Transferencia de energía; constructiva en el emisor, destructiva para el receptor

 

Entre mediados de noviembre de 1997 y enero de 1998 (un periodo de tiempo muy breve) recorrí una de las avenidas más importantes de la ciudad donde vivo, de ida y vuelta, al dirigirme a mi lugar de trabajo, y al regresar a casa después de la jornada. Ese empleo acabó mal, renuncié al primer día hábil del mes de febrero de 1998. Ese día vi por última vez a mi “amigo”, compañero de la universidad al que conocí 14 años antes, en agosto de 1983 al ingresar a la universidad. Era él un megalómano al que la vida le había jugado rudo. Un poco más alto que yo (mido 1.78m, él 1.82, algo así) su anatomía era débil en extremo, algo que sus prendas de ropa (pantalón y camisa de manga corta) disimulaban, pero una vez lo vi vistiendo otro tipo de prendas y percibí una gravísima carencia de masa muscular, su anatomía parecía piel sobre huesos.

En contraste, yo era delgado pero mi anatomía era la de un deportista serio. Era un hombre común, que se había entregado a actividad física continua durante más de 15 años (comenzando en la temprana adolescencia) y las diferencias entre nosotros hacían que yo pareciera un prodigio humano. Jamás hice alarde de superioridad, soy enemigo de ese tipo de manifestaciones y en realidad siento desprecio por las personas que van por la vida con actitudes de ese tipo. Pero él, me odió al percatarse de que mis características físicas le hacían sentir una dolorosa inferioridad y buscó refugio a su sufrimiento en el desarrollo de un narcisismo muy patológico, optando por vivir con la ilusión de contar con características intelectuales excepcionales y a futuro, un lugar en la historia. En otras palabras, delirios de grandeza.
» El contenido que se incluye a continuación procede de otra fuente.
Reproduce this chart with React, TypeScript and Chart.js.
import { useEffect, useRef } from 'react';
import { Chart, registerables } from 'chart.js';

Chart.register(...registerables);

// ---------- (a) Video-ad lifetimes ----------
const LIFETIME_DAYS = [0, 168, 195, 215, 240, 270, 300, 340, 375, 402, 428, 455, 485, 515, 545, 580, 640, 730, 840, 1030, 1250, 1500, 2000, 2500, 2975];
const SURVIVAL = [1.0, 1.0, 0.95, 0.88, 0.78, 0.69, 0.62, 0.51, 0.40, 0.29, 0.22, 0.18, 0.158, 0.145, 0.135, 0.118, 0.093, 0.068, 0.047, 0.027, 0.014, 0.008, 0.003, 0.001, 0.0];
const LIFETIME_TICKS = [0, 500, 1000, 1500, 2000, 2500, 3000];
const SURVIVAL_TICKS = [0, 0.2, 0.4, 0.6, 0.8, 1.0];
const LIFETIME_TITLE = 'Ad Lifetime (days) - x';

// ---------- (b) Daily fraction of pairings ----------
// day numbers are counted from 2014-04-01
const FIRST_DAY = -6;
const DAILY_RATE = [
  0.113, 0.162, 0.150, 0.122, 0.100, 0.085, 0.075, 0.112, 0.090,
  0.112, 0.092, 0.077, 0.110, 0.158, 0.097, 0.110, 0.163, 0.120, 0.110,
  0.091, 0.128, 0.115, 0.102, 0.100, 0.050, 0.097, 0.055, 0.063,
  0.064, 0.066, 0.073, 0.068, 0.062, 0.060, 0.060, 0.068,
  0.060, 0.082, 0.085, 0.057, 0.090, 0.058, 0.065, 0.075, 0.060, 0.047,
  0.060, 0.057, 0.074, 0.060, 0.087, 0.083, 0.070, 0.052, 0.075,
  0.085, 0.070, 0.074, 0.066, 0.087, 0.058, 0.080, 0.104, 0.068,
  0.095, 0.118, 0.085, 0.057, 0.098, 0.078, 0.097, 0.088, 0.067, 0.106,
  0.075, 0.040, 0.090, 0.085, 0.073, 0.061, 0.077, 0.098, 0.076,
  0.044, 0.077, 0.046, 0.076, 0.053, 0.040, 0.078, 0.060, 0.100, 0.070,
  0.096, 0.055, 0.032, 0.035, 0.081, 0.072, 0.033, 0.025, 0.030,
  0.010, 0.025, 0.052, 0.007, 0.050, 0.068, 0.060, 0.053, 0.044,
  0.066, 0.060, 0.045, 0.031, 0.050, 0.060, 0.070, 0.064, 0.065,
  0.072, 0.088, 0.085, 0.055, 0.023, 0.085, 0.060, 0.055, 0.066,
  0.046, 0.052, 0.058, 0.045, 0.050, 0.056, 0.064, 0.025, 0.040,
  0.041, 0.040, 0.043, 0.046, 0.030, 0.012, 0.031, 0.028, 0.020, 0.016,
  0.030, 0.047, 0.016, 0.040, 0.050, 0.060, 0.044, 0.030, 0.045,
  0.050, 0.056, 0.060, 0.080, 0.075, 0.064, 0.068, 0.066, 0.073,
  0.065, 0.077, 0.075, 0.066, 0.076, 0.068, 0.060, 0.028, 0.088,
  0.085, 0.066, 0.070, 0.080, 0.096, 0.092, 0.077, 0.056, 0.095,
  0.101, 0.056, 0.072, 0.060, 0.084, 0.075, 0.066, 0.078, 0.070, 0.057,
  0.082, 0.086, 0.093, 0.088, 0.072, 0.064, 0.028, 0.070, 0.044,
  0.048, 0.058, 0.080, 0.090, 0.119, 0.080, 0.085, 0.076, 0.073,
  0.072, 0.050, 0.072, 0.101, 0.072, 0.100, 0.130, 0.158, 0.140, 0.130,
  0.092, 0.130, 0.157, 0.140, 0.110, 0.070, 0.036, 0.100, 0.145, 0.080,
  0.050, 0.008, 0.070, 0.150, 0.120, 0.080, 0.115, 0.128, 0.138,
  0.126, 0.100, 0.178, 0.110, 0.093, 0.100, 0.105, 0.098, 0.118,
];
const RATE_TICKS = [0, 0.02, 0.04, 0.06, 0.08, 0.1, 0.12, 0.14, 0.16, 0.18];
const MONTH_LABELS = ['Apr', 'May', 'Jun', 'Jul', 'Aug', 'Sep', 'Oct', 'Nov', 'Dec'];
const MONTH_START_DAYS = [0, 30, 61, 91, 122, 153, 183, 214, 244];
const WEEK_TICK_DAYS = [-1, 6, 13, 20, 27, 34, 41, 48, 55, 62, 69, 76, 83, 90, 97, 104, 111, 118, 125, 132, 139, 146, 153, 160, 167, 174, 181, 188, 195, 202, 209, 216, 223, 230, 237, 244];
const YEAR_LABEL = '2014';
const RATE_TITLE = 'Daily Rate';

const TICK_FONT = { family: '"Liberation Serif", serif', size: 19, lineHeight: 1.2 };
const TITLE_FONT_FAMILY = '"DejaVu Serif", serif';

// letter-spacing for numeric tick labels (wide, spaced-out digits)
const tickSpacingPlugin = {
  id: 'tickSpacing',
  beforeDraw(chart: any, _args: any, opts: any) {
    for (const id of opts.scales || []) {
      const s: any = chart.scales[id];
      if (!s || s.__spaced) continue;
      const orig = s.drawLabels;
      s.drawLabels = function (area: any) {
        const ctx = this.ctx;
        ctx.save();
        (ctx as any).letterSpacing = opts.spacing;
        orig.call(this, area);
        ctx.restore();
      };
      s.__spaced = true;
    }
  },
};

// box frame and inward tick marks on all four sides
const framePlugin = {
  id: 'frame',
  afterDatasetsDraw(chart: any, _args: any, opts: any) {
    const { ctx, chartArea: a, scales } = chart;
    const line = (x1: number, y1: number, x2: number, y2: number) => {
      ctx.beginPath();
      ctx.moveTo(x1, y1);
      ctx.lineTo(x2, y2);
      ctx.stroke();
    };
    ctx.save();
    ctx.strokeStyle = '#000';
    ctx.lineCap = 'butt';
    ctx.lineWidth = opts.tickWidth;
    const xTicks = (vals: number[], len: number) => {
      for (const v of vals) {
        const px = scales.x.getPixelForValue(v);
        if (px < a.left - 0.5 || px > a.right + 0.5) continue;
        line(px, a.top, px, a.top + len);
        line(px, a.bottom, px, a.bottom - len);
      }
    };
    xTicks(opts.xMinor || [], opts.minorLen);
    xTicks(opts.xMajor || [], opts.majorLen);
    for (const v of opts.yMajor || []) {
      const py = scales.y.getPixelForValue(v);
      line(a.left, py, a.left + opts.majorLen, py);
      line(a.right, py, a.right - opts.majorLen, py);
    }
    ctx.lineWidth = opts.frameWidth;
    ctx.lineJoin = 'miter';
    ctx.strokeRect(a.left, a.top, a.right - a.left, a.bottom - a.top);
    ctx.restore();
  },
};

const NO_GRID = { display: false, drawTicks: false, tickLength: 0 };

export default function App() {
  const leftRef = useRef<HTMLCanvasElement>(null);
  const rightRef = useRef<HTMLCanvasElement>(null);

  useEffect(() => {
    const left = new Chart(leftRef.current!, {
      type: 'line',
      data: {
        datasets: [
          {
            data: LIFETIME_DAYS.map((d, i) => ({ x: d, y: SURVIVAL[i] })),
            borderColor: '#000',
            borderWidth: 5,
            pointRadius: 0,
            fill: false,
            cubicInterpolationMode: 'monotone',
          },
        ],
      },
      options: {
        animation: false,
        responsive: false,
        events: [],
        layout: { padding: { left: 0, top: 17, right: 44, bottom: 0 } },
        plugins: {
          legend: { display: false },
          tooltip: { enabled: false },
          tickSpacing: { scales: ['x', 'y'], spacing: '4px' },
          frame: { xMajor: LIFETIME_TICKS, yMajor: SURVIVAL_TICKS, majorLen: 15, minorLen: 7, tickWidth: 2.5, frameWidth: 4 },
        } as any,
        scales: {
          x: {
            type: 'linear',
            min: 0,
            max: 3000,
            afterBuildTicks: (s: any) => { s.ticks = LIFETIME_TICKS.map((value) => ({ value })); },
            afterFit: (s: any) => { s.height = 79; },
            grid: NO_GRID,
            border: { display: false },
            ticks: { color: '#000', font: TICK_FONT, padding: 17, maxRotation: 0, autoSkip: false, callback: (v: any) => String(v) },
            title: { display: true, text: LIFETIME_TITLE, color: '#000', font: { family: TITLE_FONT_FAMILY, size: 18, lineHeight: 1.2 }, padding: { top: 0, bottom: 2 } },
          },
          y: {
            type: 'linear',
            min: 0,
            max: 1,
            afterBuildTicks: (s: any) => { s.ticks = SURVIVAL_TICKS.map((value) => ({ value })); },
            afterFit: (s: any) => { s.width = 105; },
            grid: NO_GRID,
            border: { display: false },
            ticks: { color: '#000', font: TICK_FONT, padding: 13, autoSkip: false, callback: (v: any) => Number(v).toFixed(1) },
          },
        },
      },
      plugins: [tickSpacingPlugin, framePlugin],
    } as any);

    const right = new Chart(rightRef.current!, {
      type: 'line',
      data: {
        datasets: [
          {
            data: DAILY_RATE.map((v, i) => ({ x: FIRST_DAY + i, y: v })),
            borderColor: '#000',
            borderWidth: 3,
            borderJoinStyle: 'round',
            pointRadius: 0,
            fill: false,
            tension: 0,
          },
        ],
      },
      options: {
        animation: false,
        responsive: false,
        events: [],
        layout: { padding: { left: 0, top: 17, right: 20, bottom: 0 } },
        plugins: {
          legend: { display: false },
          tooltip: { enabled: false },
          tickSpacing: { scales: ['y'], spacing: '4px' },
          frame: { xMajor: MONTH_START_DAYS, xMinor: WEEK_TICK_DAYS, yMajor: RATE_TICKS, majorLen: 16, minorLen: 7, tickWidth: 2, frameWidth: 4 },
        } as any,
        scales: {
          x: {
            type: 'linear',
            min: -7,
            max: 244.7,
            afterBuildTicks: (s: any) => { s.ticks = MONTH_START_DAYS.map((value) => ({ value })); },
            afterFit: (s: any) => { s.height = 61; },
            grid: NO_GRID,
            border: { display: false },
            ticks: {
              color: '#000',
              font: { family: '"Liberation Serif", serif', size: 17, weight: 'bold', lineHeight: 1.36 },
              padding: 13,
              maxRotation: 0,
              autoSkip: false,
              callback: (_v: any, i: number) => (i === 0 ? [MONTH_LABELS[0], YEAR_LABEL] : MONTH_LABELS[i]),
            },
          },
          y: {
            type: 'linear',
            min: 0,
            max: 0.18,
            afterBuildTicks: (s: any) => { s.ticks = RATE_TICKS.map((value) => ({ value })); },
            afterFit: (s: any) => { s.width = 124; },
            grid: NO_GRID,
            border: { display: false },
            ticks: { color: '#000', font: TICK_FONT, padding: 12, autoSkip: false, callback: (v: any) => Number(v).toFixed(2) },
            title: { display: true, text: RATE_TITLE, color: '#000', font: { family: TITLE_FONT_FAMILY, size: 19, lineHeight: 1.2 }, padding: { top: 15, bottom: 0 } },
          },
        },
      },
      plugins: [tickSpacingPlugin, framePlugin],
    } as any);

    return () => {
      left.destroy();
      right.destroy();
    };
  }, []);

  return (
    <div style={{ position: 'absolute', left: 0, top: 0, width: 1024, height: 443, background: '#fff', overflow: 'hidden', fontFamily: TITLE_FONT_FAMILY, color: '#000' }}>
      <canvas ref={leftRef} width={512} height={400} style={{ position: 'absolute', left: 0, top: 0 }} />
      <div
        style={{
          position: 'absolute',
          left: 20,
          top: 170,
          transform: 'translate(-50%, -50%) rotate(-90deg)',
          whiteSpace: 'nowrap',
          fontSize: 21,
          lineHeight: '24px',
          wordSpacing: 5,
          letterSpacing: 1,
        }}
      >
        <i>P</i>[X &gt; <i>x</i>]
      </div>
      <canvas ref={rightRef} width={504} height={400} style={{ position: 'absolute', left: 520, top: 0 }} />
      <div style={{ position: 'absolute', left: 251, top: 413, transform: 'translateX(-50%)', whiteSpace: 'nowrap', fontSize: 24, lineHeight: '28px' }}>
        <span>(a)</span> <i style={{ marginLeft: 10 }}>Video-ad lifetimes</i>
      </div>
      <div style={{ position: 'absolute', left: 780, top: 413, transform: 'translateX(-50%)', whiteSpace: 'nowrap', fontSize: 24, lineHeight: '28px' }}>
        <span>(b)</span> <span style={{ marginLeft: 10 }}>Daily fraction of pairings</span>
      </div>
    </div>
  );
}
No he visto a ese hijo de puta desde aquel lunes 2 de febrero de 1998, es decir, desde hace 25 años y ocho meses. Pero durante seis años y tres meses (menos unas seis semanas de incapacidad entre mayo y junio de 2017) recorrí un trayecto muy parecido (ahora más prolongado) para ir a mi lugar de trabajo y regresar a casa al terminar la jornada, usando la misma ruta de trasporte público, a lo largo de la misma avenida, en un área industrial más lejana, menos densa y menos extensa que durante el muy breve periodo anterior, a finales del siglo pasado.
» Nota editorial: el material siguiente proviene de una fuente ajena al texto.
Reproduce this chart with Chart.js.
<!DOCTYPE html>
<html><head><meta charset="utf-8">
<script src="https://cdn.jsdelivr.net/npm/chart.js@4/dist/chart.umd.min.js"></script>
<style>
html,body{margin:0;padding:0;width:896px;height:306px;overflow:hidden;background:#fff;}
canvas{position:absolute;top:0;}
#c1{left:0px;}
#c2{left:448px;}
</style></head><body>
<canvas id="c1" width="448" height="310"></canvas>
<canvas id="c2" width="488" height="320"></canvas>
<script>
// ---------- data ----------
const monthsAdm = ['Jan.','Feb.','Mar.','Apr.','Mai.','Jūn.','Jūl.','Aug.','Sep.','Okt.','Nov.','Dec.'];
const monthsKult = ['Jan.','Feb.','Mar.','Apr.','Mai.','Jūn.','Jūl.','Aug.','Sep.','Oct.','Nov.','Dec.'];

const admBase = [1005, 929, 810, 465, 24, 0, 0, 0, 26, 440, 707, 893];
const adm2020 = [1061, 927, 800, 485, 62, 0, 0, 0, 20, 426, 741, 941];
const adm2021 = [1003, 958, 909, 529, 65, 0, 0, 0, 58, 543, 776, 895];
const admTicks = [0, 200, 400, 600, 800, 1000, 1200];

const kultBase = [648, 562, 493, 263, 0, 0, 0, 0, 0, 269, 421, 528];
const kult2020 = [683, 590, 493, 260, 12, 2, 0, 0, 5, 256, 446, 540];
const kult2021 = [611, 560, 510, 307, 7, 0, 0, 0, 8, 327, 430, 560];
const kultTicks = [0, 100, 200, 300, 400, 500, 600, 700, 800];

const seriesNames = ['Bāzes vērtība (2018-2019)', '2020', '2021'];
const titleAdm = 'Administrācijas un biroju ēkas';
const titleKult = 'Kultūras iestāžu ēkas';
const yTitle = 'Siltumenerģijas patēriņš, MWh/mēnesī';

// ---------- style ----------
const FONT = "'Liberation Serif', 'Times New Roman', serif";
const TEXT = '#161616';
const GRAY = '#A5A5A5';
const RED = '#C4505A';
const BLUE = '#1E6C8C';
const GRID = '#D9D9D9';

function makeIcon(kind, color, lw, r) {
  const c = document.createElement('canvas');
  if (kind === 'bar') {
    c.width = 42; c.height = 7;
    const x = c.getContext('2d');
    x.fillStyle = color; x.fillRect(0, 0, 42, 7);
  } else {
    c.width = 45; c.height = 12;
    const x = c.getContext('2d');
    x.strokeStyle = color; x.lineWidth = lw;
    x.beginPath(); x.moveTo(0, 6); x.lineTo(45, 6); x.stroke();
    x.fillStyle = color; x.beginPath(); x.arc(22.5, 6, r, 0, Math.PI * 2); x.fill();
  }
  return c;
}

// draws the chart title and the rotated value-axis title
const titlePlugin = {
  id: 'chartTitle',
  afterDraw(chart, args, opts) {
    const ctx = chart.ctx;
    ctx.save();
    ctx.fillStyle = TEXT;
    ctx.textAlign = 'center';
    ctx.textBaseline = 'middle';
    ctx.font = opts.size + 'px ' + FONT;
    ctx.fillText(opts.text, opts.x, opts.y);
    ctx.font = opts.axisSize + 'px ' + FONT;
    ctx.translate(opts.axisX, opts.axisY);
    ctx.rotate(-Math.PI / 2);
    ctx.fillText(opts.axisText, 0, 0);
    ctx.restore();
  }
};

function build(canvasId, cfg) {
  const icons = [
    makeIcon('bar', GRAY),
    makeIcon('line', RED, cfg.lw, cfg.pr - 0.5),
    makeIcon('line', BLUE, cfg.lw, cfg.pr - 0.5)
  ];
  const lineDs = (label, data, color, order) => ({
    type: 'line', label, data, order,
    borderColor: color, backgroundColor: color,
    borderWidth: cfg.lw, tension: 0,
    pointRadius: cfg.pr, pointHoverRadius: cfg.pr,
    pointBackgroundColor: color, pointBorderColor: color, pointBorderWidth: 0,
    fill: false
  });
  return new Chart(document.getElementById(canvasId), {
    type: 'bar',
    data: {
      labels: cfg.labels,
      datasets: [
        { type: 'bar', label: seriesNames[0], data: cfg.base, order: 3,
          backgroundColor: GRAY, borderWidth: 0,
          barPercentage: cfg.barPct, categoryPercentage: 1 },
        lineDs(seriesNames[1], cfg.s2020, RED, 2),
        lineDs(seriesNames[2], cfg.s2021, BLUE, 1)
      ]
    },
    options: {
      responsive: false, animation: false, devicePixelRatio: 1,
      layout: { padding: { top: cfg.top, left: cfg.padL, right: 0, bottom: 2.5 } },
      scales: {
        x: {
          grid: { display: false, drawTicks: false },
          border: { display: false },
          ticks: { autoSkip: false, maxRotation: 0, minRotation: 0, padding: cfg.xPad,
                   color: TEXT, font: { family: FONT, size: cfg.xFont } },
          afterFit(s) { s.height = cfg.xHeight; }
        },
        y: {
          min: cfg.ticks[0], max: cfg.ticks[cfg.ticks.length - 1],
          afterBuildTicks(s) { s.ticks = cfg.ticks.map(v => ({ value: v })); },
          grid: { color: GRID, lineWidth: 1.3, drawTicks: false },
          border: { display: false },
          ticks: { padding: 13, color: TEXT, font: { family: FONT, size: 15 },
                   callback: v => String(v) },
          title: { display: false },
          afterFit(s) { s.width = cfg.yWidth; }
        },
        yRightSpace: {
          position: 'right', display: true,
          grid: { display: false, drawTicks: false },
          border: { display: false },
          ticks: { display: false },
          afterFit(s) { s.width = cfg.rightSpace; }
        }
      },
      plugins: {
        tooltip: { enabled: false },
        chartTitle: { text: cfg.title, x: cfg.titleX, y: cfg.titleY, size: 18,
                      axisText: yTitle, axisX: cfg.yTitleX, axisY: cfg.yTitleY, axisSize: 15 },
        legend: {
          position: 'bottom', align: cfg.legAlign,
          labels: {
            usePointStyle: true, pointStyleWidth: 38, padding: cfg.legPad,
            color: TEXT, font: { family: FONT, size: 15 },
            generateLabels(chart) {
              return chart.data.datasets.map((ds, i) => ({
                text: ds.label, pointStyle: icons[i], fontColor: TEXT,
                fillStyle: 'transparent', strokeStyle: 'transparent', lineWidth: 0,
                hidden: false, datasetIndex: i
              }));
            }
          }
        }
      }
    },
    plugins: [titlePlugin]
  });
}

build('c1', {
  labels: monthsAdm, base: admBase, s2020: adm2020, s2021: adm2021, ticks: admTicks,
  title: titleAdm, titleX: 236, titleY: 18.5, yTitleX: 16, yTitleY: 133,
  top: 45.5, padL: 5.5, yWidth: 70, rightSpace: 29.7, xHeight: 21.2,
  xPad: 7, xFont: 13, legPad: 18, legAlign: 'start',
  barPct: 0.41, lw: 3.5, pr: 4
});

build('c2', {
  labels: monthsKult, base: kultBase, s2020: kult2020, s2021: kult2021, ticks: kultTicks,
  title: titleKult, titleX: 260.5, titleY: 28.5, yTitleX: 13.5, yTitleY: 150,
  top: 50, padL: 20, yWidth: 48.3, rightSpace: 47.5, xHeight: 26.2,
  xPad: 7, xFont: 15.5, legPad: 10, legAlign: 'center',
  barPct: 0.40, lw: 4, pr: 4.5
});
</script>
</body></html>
Durante esos seis años y fracción, practiqué mi deporte (el ciclismo de ruta), recorrí decenas de miles de kilómetros en mi bicicleta, actividad que constituye una potente manifestación de mi libido, mi energía vital.
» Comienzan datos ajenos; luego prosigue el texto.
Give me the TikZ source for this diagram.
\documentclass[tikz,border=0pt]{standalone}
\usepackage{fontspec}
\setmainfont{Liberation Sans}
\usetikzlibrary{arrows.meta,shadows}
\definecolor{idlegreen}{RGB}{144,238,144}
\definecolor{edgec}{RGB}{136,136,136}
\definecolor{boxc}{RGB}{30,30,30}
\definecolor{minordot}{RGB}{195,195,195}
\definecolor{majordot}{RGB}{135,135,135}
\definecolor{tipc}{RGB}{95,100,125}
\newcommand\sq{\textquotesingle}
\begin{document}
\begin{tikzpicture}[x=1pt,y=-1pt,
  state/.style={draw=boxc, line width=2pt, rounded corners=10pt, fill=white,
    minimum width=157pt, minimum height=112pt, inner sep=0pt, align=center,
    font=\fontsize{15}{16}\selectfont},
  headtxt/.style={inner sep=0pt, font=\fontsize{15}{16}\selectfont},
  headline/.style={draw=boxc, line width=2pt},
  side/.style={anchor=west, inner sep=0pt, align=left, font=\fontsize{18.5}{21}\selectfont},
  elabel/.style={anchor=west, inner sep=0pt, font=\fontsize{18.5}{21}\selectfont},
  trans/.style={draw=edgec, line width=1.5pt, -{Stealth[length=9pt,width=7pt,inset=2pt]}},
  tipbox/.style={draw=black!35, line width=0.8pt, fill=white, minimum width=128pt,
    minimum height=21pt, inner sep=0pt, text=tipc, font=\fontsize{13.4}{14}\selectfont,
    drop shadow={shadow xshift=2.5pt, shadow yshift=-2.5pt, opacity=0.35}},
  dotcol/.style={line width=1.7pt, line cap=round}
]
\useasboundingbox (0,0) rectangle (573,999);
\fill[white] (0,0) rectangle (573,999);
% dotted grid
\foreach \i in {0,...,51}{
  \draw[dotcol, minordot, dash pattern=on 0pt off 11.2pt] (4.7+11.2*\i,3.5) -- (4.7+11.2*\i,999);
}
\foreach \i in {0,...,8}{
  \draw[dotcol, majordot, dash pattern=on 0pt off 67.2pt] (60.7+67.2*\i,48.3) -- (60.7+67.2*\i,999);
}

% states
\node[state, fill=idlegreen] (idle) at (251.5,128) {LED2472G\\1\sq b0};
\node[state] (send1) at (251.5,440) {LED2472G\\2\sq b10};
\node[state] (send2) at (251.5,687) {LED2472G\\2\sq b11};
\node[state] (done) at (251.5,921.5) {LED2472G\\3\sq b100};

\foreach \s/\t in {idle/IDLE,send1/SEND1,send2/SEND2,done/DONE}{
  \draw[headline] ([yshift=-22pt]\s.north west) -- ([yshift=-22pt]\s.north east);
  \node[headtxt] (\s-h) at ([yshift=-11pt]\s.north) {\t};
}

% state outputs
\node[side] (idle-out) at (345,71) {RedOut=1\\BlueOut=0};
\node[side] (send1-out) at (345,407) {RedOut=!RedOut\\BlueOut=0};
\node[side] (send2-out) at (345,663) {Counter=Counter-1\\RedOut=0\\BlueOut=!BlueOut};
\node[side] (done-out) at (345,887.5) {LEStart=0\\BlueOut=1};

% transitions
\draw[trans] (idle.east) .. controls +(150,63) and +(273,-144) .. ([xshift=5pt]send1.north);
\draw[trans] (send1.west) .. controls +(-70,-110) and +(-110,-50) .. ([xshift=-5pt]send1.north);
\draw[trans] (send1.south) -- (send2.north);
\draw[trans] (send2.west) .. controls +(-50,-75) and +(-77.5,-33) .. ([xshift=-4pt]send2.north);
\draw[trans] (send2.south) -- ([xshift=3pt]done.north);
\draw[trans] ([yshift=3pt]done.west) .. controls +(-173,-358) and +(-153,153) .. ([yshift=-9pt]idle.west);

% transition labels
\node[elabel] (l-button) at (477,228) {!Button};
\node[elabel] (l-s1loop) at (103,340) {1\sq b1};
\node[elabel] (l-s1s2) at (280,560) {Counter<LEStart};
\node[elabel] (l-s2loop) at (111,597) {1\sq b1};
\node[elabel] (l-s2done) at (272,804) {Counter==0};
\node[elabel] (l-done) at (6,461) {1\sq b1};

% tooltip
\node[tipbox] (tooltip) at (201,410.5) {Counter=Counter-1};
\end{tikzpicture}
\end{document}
Esa energía que comencé a manifestar desde la infancia, se intensificó en la adolescencia y fui capaz de continuar durante mi juventud, mi adultez y durante mi edad madura, me ha proporcionado características físicas poco comunes (si bien tengo en mente que mis capacidades y esa apariencia siguen siendo las de un hombre común, no las de un individuo excepcional, algo en lo que hago énfasis pues quiero dejar en claro que el narcisismo que presento es benigno, realista, no patológico como los individuos dañinos por quienes siento un profundo desprecio), que han lastimado la sensibilidad de individuos débiles, física e intelectualmente ineptos (mayoría en mi entorno, en una nación sobrepoblada por personas que parecerían haberse dado a la tarea de demostrar que la inferioridad racial sí existe) y ello ha provocado en esas personas (en su mayoría del género masculino, “hombres”) una furia impotente, acompañada del deseo de hacerme el mayor daño posible, para lo cual se han valido de violencia manifestada cobardemente como ha sucedido en entornos laborales, mediante acoso.

Y esa energía que menciono en el párrafo anterior, para mí benéfica, fortalecedora, constructiva, al ser el origen de la envidia despertada en mis antagonistas, con el deseo irrefrenable de hacerme daño, sin importar las consecuencias que sus actos puedan causar a mi persona, se transfiere a ellos como energía destructiva y les afecta causando diferentes efectos y alcances.

Mis principales antagonistas han muerto, o están arruinados. Su deceso, provocado (en forma de suicidio) o como resultado de su deterioro físico y mental, no deberá significar nada para mí, si llego a enterarme.

No soy un hombre cruel, mucho menos peligroso. Más bien, no soy inofensivo.